# Puppy humping my girlfriend and towel



## fostermom (Sep 6, 2007)

Just push him off an say "uh uh". He's just overly excited and that's how he's expressing it. Several of my recent foster puppies loved humping my leg. LOL. They stopped after a few corrections.

By the way, he is precious!


----------



## Walnut_the_Nut (Jan 25, 2012)

fostermom said:


> Just push him off an say "uh uh". He's just overly excited and that's how he's expressing it. Several of my recent foster puppies loved humping my leg. LOL. They stopped after a few corrections.
> 
> By the way, he is precious!



Thanks for the reply. I had a chat with an 'experienced' coworker who said my girlfriend shouldn't really let him cuddle too much. Is this true? I don't cuddle much/at all, and don't have any issues with him humping me. Anytime he's tired (which is always), and if my girlfriend is there, he prefers to sleep on her lap or shove his head between her side and arm. lol


----------



## Sterling Archer (Feb 8, 2011)

Walnut_the_Nut said:


> Thanks for the reply. I had a chat with an 'experienced' coworker who said my girlfriend shouldn't really let him cuddle too much. Is this true? I don't cuddle much/at all, and don't have any issues with him humping me. Anytime he's tired (which is always), and if my girlfriend is there, he prefers to sleep on her lap or shove his head between her side and arm. lol


Keep in mind...if you promote that behavior now...you're going to wind up with a 75lb lap dog. While that's what I wanted (I let him on my lap from day one), my wife isn't too thrilled about it.


----------



## DaisyGolden (Jan 4, 2008)

Is it possible to have a golden retriever puppy and not cuddle with it? I don't think so.


----------



## Sterling Archer (Feb 8, 2011)

DaisyGolden said:


> Is it possible to have a golden retriever puppy and not cuddle with it? I don't think so.

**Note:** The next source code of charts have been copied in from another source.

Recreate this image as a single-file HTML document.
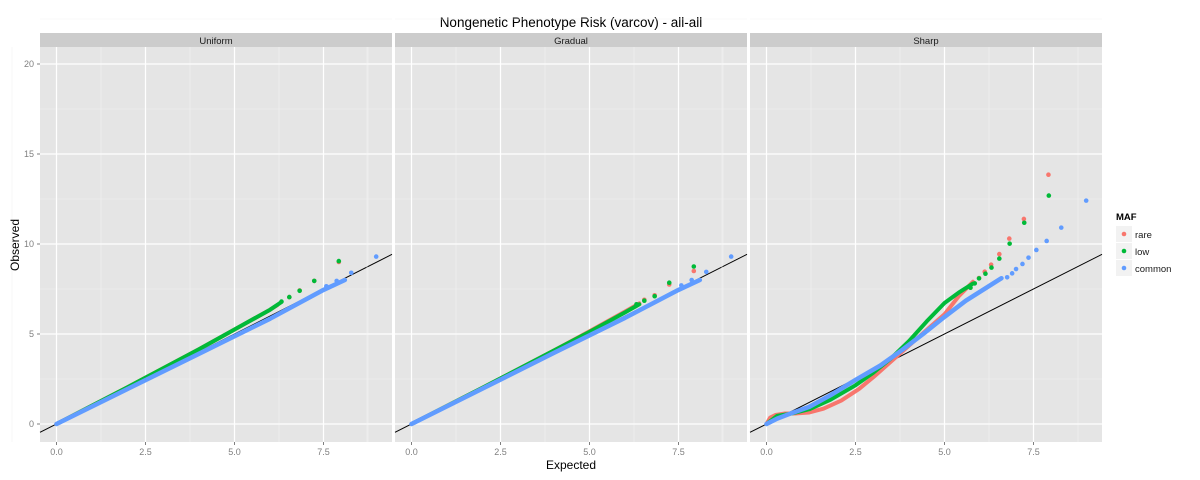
<!DOCTYPE html>
<html><head><meta charset="utf-8"><style>
body{margin:0;background:#fff}
svg{display:block;font-family:"Liberation Sans",Arial,sans-serif}
</style></head><body>
<svg id="chart" width="1200" height="480" xmlns="http://www.w3.org/2000/svg"></svg>
<script>
const facets=["Uniform","Gradual","Sharp"];
const seriesNames=["rare","low","common"];
const colors=["#F8766D","#00BA38","#619CFF"];
const xTicks=[0,2.5,5,7.5];
const xTickLabels=["0.0","2.5","5.0","7.5"];
const yTicks=[0,5,10,15,20];
const yTickLabels=["0","5","10","15","20"];
// bulk curves [facet][series] expected / observed
const bulkE=[
 [[0,2,4,5,6,6.2],[0,2,4,5,6,6.3],[0,2,4,6,7.5,8.1]],
 [[0,2,4,5,6,6.4],[0,2,4,5,6,6.4],[0,2,4,6,7.5,8.1]],
 [[0,0.1,0.25,0.5,0.8,1.2,1.6,2.1,2.6,3.0,3.4,3.8,4.2,4.6,5.0,5.4,5.8],
  [0,0.3,0.7,1.2,1.8,2.5,3.0,3.5,4.0,4.5,5.0,5.4,5.8],
  [0,0.3,0.7,1.2,1.8,2.5,3.2,3.8,4.4,5.0,5.6,6.2,6.6]]
];
const bulkO=[
 [[0,2.05,4.15,5.25,6.35,6.6],[0,2.05,4.15,5.25,6.35,6.75],[0,1.95,3.9,5.85,7.45,8.0]],
 [[0,2.02,4.08,5.15,6.25,6.7],[0,2.02,4.08,5.12,6.2,6.65],[0,1.97,3.95,5.9,7.45,8.0]],
 [[0,0.35,0.5,0.58,0.58,0.64,0.85,1.3,1.95,2.6,3.3,4.0,4.7,5.4,6.1,7.1,7.9],
  [0,0.45,0.58,0.82,1.35,2.15,2.85,3.65,4.6,5.7,6.72,7.3,7.8],
  [0,0.3,0.6,0.95,1.6,2.45,3.25,4.1,5.0,5.95,6.85,7.6,8.1]]
];
// tail points
const tailE=[
 [[7.93,7.24,6.83,6.54],[7.93,7.24,6.83,6.54,6.32],[8.98,8.28,7.87,7.58]],
 [[7.93,7.24,6.83,6.54],[7.93,7.24,6.83,6.54,6.32],[8.98,8.28,7.87,7.58]],
 [[7.92,7.23,6.82,6.54,6.31,6.13,5.97],[7.93,7.24,6.83,6.54,6.32,6.15,5.97,5.85,5.73],[8.98,8.28,7.87,7.58,7.36,7.19,7.01,6.9,6.76]]
];
const tailO=[
 [[9.0,7.95,7.42,7.05],[9.05,7.95,7.4,7.05,6.8],[9.3,8.4,7.95,7.65]],
 [[8.5,7.75,7.15,6.9],[8.75,7.85,7.1,6.85,6.65],[9.3,8.45,8.0,7.7]],
 [[13.85,11.39,10.3,9.44,8.85,8.46,8.11],[12.69,11.18,10.02,9.19,8.69,8.35,8.09,7.81,7.57],[12.41,10.91,10.17,9.67,9.24,8.89,8.61,8.37,8.15]]
];
const NS="http://www.w3.org/2000/svg";
const svg=document.getElementById('chart');
function el(t,a,p){const e=document.createElementNS(NS,t);for(const k in a)e.setAttribute(k,a[k]);(p||svg).appendChild(e);return e;}
const panelX=[40,395,750],panelW=352,panelTop=47,panelBot=442;
const xs=(f,v)=>panelX[f]+16.5+v*35.6;
const ys=v=>424-v*18;
const t=el('text',{x:571,y:27,'text-anchor':'middle','font-size':13.5,fill:'#000'});t.textContent="Nongenetic Phenotype Risk (varcov) - all-all";

facets.forEach((name,f)=>{
 const g=el('g',{});
 
 
 el('rect',{x:panelX[f],y:panelTop,width:panelW,height:panelBot-panelTop,fill:'#E5E5E5'},g);
 const s=el('rect',{x:panelX[f],y:33,width:panelW,height:14,fill:'#CCCCCC'},g);
 
 
 const st=el('text',{x:panelX[f]+panelW/2,y:44,'text-anchor':'middle','font-size':9.5,fill:'#1a1a1a'},g);st.textContent=name;
 for(let i=0;i<xTicks.length;i++){const m=xTicks[i]+1.25;el('line',{x1:xs(f,m),x2:xs(f,m),y1:panelTop,y2:panelBot,stroke:'#F2F2F2','stroke-width':0.6},g);}
 el('line',{x1:xs(f,-1.25),x2:xs(f,-1.25),y1:panelTop,y2:panelBot,stroke:'#F2F2F2','stroke-width':0.6},g);
 for(let i=0;i<yTicks.length;i++){const m=yTicks[i]+2.5;el('line',{x1:panelX[f],x2:panelX[f]+panelW,y1:ys(m),y2:ys(m),stroke:'#F2F2F2','stroke-width':0.6},g);}
 xTicks.forEach(v=>el('line',{x1:xs(f,v),x2:xs(f,v),y1:panelTop,y2:panelBot,stroke:'#fff','stroke-width':1.2},g));
 yTicks.forEach(v=>el('line',{x1:panelX[f],x2:panelX[f]+panelW,y1:ys(v),y2:ys(v),stroke:'#fff','stroke-width':1.2},g));
 const lo=(panelX[f]-xs(f,0))/35.6, hi=(panelX[f]+panelW-xs(f,0))/35.6;
 const rl=el('line',{x1:xs(f,lo),y1:ys(lo),x2:xs(f,hi),y2:ys(hi),stroke:'#000','stroke-width':1},g);
 
 seriesNames.forEach((sn,k)=>{
  const pts=bulkE[f][k].map((e,i)=>xs(f,e)+','+ys(bulkO[f][k][i])).join(' ');
  const pl=el('polyline',{points:pts,fill:'none',stroke:colors[k],'stroke-width':k==2?4.5:4,'stroke-linecap':'round','stroke-linejoin':'round'},g);
  
  tailE[f][k].forEach((e,i)=>{
   const c=el('circle',{cx:xs(f,e),cy:ys(tailO[f][k][i]),r:2.3,fill:colors[k]},g);
   
  });
 });
 xTicks.forEach((v,i)=>{
  el('line',{x1:xs(f,v),x2:xs(f,v),y1:panelBot,y2:panelBot+3,stroke:'#7f7f7f'});
  const tx=el('text',{x:xs(f,v),y:455,'text-anchor':'middle','font-size':9,fill:'#7f7f7f'});tx.textContent=xTickLabels[i];
  
 });
});
yTicks.forEach((v,i)=>{
 el('line',{x1:37,x2:40,y1:ys(v),y2:ys(v),stroke:'#7f7f7f'});
 const tx=el('text',{x:34,y:ys(v)+3,'text-anchor':'end','font-size':9,fill:'#7f7f7f'});tx.textContent=yTickLabels[i];
 
});
const xt=el('text',{x:571,y:469,'text-anchor':'middle','font-size':12});xt.textContent="Expected";

const yt=el('text',{x:0,y:0,'text-anchor':'middle','font-size':12,transform:'translate(19,245) rotate(-90)'});yt.textContent="Observed";

const lt=el('text',{x:1116,y:220,'font-size':9.5,'font-weight':'bold'});lt.textContent="MAF";

seriesNames.forEach((sn,k)=>{
 const g=el('g',{});
 
 const y0=226+k*17;
 el('rect',{x:1116,y:y0,width:16,height:16,fill:'#F2F2F2'},g);
 el('circle',{cx:1124,cy:y0+8,r:2.3,fill:colors[k]},g);
 const tx=el('text',{x:1135,y:y0+12,'font-size':9.5,fill:'#1a1a1a'},g);tx.textContent=sn;
});
</script>
</body></html>
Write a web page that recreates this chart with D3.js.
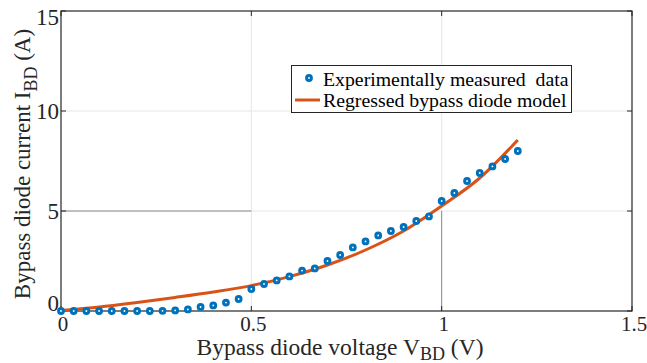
<!DOCTYPE html>
<html><head><meta charset="utf-8">
<script src="https://cdn.jsdelivr.net/npm/d3@7"></script>
<style>body{margin:0;background:#fff}svg{display:block}</style>
</head><body>
<svg id="c" width="647" height="363" font-family="Liberation Serif, Times New Roman, serif"></svg>
<script>
// Measured data: voltage (V) and current (A)
const measV = d3.range(37).map(i => i / 30);
const measI = [0,0,0,0,0,0,0,0,0.01,0.03,0.08,0.2,0.28,0.42,0.6,1.1,1.35,1.53,1.73,2.02,2.13,2.5,2.8,3.18,3.48,3.78,4.0,4.2,4.5,4.73,5.5,5.9,6.5,6.9,7.23,7.6,8.0];
// Regressed model curve samples
const modelV = [0,0.1,0.2,0.3,0.4,0.5,0.6,0.7,0.8,0.9,1.0,1.1,1.2];
const modelI = [0.02,0.2,0.43,0.68,0.95,1.27,1.72,2.3,3.05,4.0,5.25,6.65,8.55];
const xTicks = [0,0.5,1,1.5];
const xTickLabels = ["0","0.5","1","1.5"];
const yTicks = [0,5,10,15];
const yTickLabels = ["0","5","10","15"];
const legendLabels = ["Experimentally measured\u00a0 data","Regressed bypass diode model"];

const FF = "'Liberation Serif', 'Times New Roman', serif";
const svg = d3.select("#c");
const L=61,R=632,T=11,B=311;
const x = d3.scaleLinear().domain([0,1.5]).range([L,R]);
const y = d3.scaleLinear().domain([0,15]).range([B,T]);
const axisCol="#262626";

// grid
const g = svg.append("g");
xTicks.filter(v=>v>0&&v<1.5).forEach(v=>g.append("line").attr("x1",x(v)).attr("x2",x(v)).attr("y1",T).attr("y2",B).attr("stroke","#e6e6e6").attr("stroke-width",1));
yTicks.filter(v=>v>0&&v<15).forEach(v=>g.append("line").attr("y1",y(v)).attr("y2",y(v)).attr("x1",L).attr("x2",R).attr("stroke","#e6e6e6").attr("stroke-width",1));
// darker grid segments seen in reference
g.append("line").attr("x1",x(0)).attr("x2",x(0.5)).attr("y1",y(5)).attr("y2",y(5)).attr("stroke","#8c8c8c");
g.append("line").attr("x1",x(1)).attr("x2",x(1)).attr("y1",y(0)).attr("y2",y(5)).attr("stroke","#8c8c8c");

// axes box with inward ticks
const ax = svg.append("g").attr("stroke",axisCol).attr("fill","none");
ax.append("rect").attr("x",L).attr("y",T).attr("width",R-L).attr("height",B-T).attr("stroke-width",1.2);
const tl=5;
xTicks.forEach(v=>{
  ax.append("line").attr("x1",x(v)).attr("x2",x(v)).attr("y1",B).attr("y2",B-tl);
  ax.append("line").attr("x1",x(v)).attr("x2",x(v)).attr("y1",T).attr("y2",T+tl);
});
yTicks.forEach(v=>{
  ax.append("line").attr("y1",y(v)).attr("y2",y(v)).attr("x1",L).attr("x2",L+tl);
  ax.append("line").attr("y1",y(v)).attr("y2",y(v)).attr("x1",R).attr("x2",R-tl);
});

// tick labels
xTicks.forEach((v,i)=>svg.append("text").attr("font-family",FF).attr("x",x(v)+2).attr("y",B+20).attr("text-anchor","middle").attr("font-size",21).attr("fill","#262626").text(xTickLabels[i]));
yTicks.forEach((v,i)=>{
  let dy = 8;
  if (v===15) dy = 14;
  if (v===0) dy = 0;
  svg.append("text").attr("font-family",FF).attr("x",L-2).attr("y",y(v)+dy).attr("text-anchor","end").attr("font-size",23).attr("fill","#262626").text(yTickLabels[i]);
});

// axis labels
const xl = svg.append("text").attr("font-family",FF).attr("x",340).attr("y",355).attr("text-anchor","middle").attr("font-size",23.5).attr("fill","#262626");
xl.append("tspan").text("Bypass diode voltage V");
xl.append("tspan").attr("font-size",18).attr("dy",5).text("BD");
xl.append("tspan").attr("dy",-5).text(" (V)");
const yl = svg.append("text").attr("font-family",FF).attr("transform","translate(30,164) rotate(-90)").attr("text-anchor","middle").attr("font-size",23).attr("fill","#262626");
yl.append("tspan").text("Bypass diode current I");
yl.append("tspan").attr("font-size",18).attr("dy",7).text("BD");
yl.append("tspan").attr("dy",-7).text(" (A)");

// model line
const pts = modelV.map((v,i)=>[v,modelI[i]]);
svg.append("path").datum(pts).attr("fill","none").attr("stroke","#D95319").attr("stroke-width",3)
  .attr("d",d3.line().x(d=>x(d[0])).y(d=>y(d[1])).curve(d3.curveMonotoneX));

// measured dots
svg.append("g").selectAll("circle").data(measV.map((v,i)=>[v,measI[i]])).join("circle")
  .attr("cx",d=>x(d[0])).attr("cy",d=>y(d[1])).attr("r",2.4).attr("fill","#fff").attr("stroke","#0072BD").attr("stroke-width",3);

// legend
const lg = svg.append("g");
lg.append("rect").attr("x",291.5).attr("y",65.5).attr("width",280).attr("height",47).attr("fill","#fff").attr("stroke","#262626").attr("stroke-width",1);
lg.append("circle").attr("cx",309).attr("cy",78).attr("r",2.4).attr("fill","#fff").attr("stroke","#0072BD").attr("stroke-width",3);
lg.append("line").attr("x1",295).attr("x2",320).attr("y1",100).attr("y2",100).attr("stroke","#D95319").attr("stroke-width",3);
lg.append("text").attr("font-family",FF).attr("x",323).attr("y",85.5).attr("font-size",19.8).attr("fill","#000").text(legendLabels[0]);
lg.append("text").attr("font-family",FF).attr("x",323).attr("y",106.5).attr("font-size",19.8).attr("fill","#000").text(legendLabels[1]);
</script>
</body></html>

Haha. Yup. That's what I told my wife. The first two nights we had him...I slept with him on the couch (he wouldn't stop whimpering when he was alone). He was only about 5-6 weeks old when we got him.


----------



## Walnut_the_Nut (Jan 25, 2012)

Sterling Archer said:


> Keep in mind...if you promote that behavior now...you're going to wind up with a 75lb lap dog. While that's what I wanted (I let him on my lap from day one), my wife isn't too thrilled about it.


Yea, I'm a little worried about that. He's a pretty affectionate puppy. You can literally tell when hes upset, tired, happy, lonely, etc. all by facial expression. It's pretty amazing. We're hoping he'll be a little smaller in size. The parents and grandparents where on-site. All were between 60-70lbs. When we chose Walnut, he had the smallest paws in the litter.


----------



## Walnut_the_Nut (Jan 25, 2012)

DaisyGolden said:


> Is it possible to have a golden retriever puppy and not cuddle with it? I don't think so.


This is true. :bowl:


----------



## Sterling Archer (Feb 8, 2011)

Walnut_the_Nut said:


> Yea, I'm a little worried about that. He's a pretty affectionate puppy. You can literally tell when hes upset, tired, happy, lonely, etc. all by facial expression. It's pretty amazing. We're hoping he'll be a little smaller in size. The parents and grandparents where on-site. All were between 60-70lbs. When we chose Walnut, he had the smallest paws in the litter.


Yup. They're very expressive dogs. Butter is a real trip. When he's outside and wants attention...he'll climb up on the deck, close the gate (lol), and sit there with this bored puppy dog look on his face. At one year, we took him to the vet to be boarded and I had him weighed. 71lbs. I think he's about done.

I can't say that Butter looked big as a puppy (we got him a few weeks before a breeder would have released a puppy). However, by 2-3 month....he had some BIG paws.


----------



## Puppy_To_Be_Named_Later (Jan 26, 2012)

Can I trade you? heh.


----------



## mrmooseman (Aug 12, 2011)

Moose use to hump me and his toy "moose". Noone else.. just me. It's more of a domincance thing. He thought he owned me lol.. and in some ways he does. But we would just say "uh oh!" and he just grew out of it. Now he just humps his blanket, which we still correct but as long as it's not me, its ok lol.

Our friends 4 months old GR humped Moose the other day. The look on his face was priceless.. it was almost like he was saying "um mom? is this really happening..what on earth is she doing!" Clearly she thought she owned him lol.


----------